* BEGIN *

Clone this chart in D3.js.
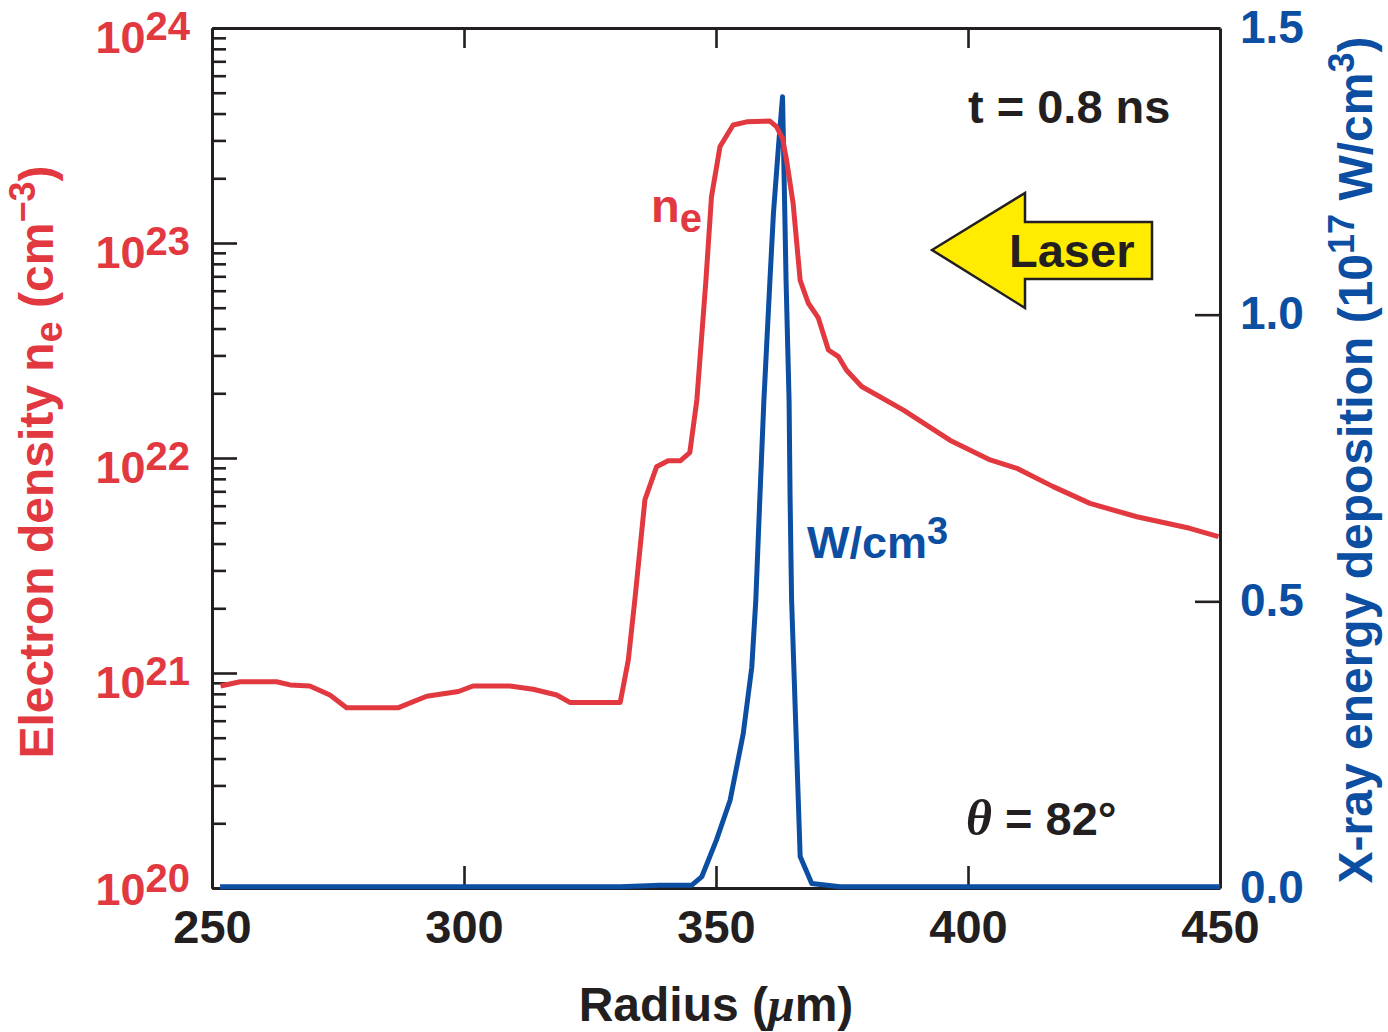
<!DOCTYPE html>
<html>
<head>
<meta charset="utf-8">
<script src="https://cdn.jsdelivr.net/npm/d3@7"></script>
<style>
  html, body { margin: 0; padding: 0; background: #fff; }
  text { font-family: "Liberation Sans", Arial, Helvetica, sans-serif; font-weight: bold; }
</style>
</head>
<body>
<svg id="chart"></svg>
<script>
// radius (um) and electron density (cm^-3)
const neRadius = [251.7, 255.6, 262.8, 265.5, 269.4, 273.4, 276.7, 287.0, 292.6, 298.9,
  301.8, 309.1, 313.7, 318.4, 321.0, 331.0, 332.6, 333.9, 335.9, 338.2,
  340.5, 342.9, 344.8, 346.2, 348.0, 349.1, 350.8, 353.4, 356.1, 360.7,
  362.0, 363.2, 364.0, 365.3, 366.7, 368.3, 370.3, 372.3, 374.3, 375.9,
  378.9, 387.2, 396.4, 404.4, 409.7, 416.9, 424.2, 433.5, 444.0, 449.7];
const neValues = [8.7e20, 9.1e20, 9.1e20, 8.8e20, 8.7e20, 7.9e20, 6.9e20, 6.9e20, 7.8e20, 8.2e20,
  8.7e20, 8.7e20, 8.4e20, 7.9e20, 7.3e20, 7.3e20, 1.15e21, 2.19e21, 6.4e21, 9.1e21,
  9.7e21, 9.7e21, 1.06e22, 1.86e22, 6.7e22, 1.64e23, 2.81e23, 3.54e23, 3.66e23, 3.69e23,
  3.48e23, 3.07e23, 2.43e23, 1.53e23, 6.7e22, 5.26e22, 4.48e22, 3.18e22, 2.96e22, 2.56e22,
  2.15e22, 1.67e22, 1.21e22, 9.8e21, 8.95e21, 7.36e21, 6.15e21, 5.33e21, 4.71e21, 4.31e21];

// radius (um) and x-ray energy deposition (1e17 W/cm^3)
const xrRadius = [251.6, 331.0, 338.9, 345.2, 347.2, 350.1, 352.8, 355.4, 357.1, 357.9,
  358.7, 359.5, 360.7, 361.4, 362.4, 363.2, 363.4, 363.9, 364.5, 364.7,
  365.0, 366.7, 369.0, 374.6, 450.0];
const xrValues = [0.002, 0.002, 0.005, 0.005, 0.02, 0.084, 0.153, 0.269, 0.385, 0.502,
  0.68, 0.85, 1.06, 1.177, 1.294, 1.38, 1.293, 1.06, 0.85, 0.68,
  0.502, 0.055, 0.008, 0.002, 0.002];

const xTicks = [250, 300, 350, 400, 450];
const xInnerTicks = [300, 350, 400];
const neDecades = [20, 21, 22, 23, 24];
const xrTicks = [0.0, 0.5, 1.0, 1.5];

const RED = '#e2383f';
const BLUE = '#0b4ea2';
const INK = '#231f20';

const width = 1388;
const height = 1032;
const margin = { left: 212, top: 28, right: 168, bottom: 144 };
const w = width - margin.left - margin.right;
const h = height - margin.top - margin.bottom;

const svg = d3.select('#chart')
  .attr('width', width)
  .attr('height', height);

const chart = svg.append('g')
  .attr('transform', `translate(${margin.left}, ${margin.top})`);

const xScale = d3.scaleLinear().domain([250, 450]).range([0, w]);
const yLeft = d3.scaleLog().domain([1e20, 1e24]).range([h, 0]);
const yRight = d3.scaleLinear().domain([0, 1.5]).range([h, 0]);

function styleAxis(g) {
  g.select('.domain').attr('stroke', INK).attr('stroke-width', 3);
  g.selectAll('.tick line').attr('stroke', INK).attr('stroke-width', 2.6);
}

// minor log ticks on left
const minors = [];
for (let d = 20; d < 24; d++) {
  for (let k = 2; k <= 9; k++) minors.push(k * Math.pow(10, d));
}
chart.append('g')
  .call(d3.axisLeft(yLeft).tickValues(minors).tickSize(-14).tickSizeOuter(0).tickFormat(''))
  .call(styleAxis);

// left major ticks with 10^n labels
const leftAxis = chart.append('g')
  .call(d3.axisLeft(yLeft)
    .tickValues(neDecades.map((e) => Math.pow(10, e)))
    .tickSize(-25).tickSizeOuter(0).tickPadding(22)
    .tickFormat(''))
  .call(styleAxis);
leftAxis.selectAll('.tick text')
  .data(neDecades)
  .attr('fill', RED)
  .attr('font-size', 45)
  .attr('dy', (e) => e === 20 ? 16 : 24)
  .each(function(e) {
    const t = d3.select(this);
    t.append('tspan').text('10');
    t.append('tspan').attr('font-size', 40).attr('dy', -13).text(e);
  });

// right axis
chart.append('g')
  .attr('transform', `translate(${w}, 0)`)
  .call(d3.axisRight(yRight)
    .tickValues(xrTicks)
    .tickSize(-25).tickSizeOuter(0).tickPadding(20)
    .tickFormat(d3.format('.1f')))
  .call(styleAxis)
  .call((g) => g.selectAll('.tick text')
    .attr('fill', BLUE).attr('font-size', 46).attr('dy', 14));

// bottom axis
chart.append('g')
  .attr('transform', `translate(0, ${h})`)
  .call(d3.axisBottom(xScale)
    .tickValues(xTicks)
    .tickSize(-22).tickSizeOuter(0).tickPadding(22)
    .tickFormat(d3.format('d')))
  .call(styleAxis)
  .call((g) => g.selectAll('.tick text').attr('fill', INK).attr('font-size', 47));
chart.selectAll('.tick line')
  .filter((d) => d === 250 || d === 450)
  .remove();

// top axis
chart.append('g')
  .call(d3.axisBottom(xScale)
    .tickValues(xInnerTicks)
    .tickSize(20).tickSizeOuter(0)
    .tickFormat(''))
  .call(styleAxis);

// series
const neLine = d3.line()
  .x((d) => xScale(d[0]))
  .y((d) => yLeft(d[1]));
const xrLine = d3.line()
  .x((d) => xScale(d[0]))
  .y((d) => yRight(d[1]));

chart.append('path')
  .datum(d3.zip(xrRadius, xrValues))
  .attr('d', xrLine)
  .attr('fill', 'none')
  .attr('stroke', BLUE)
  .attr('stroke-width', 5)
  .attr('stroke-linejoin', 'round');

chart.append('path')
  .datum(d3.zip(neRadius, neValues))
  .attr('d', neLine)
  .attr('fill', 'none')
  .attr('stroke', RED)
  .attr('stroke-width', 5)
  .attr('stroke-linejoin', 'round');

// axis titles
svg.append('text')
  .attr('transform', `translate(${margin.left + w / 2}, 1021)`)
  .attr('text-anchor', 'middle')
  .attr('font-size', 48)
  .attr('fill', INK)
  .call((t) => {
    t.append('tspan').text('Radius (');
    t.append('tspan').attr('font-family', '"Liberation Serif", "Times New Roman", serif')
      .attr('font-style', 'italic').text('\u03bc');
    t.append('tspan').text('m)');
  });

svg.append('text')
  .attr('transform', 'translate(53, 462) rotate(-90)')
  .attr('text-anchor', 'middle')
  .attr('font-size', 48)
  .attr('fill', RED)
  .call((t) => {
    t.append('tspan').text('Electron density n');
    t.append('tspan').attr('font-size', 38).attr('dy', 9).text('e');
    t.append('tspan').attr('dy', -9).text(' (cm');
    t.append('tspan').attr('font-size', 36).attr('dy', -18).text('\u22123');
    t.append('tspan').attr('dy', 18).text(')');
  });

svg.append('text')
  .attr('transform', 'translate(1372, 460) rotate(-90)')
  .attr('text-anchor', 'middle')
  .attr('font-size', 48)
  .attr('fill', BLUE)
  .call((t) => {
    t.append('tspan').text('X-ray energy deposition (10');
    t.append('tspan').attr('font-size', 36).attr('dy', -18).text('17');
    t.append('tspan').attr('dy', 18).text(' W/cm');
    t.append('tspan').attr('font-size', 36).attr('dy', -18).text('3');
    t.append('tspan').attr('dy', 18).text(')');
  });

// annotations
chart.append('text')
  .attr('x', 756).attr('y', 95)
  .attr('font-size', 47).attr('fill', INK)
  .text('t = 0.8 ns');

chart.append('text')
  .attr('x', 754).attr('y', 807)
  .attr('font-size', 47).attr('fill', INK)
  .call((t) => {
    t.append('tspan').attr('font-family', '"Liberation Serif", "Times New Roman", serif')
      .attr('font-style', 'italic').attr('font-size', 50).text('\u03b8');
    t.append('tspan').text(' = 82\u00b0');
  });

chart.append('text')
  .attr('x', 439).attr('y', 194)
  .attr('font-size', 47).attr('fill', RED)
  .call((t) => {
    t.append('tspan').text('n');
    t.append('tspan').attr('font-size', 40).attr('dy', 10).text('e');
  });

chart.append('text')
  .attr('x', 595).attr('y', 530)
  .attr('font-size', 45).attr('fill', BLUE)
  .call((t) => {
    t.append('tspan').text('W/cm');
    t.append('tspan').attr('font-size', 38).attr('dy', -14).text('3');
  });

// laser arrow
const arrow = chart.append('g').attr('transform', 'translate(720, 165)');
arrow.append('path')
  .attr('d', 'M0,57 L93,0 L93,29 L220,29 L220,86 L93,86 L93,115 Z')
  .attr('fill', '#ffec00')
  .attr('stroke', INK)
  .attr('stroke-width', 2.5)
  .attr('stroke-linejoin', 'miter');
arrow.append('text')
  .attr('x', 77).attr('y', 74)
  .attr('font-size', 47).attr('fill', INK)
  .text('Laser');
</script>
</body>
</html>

* END *

EXERCISE DETAILS: For the data above, state how many lines contain "this"; the number is the whole answer.

WRITTEN SOLUTION: 2